Fruitcake... it's not just for Christmas.

Okay, so here's my confession. I love fruitcake. I love how it smells when I bake it. I love how my friends and family respond to it around the Holidays. I love everything about it. This, though, I DO NOT love:This is an abomination to the name fruitcake. This is not a fruitcake, it's a well colored door-stop. I think this may be the most appalling thing in culinary history, tied with "fruit salad" that gets served at church functions. (You know the one... Perfectly good fruit encased in molded and cloudy jello, usually lime, and kind of slithers off the platter during whatever function it may be attending.)
Every Christmas, I make goody boxes for friends and family. This is an easy way to give me the needed bake time during Christmas, give my friends a delicious (and mostly inexpensive) gift from the heart, and open their eyes to good baking. Almost everyone finds something in the box they love and can't live without.

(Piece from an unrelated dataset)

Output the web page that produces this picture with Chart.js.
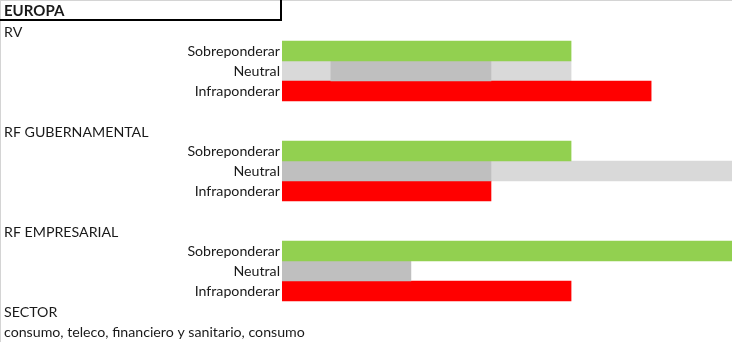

My hope is that it's fruitcake. This is me in the midst of the fruitcake bake-a-thon of 2009.Good fruitcake starts with 2 key ingredients. Dried (but not neon colored!) fruit and alcohol. I prefer rum for bringing out the flavor of the fruit. Today, mostly because my hubby's been asking for it, I decided to make fruitcake. And I still had my 2 key ingredients from the 2009 bake-a-thon. If you bake, imagine dried fruit macerated in rum for six months and tell me the horrors of fruitcake to come.

The fruit, plus all the other ingredients get boiled down in a pot. If I had the ability for scratch and sniff web browsing, you'd think you were in heaven. At this stage my kitchen is filled with the aroma of fruit and spice and rum and other stuff (because I'm not planning on sharing my recipe here. Sorry.) The smell alone is worth the time and preparation for fruitcake.

Now for those of you confused by the term "macerate," let me explain. To macerate is to let dried fruits enjoy a luxurious bath of alcohol and juice and rehydrate themselves for the next step in dried fruit life. It's like a spa. Sort of. For a better explanation, look to the picture on the right. Six months ago those were raisins. Now, they're plump, unwrinkled and ready for cake. I guess it's kind of like botox.

So, to sum up, from this point, I finished with ingredients and got them in pans to bake. Baking doesn't emit such glorious smells as the boiling does, so we'll glaze that over. Then out they come, warm and delicious. But don't dig in quite yet! Remember the 2 key ingredients? Re-recruit that alcohol and baste the top. If you refer back to the photo at the top, I imagine you might possibly be able to tolerate it if it was soaked in rum. But even better, if it was soaked in rum, it wouldn't require the preservatives that ensure it will be around for cockroaches to munch after the bomb goes off. All natural fruitcake with all natural and great tasting preservatives. Yum.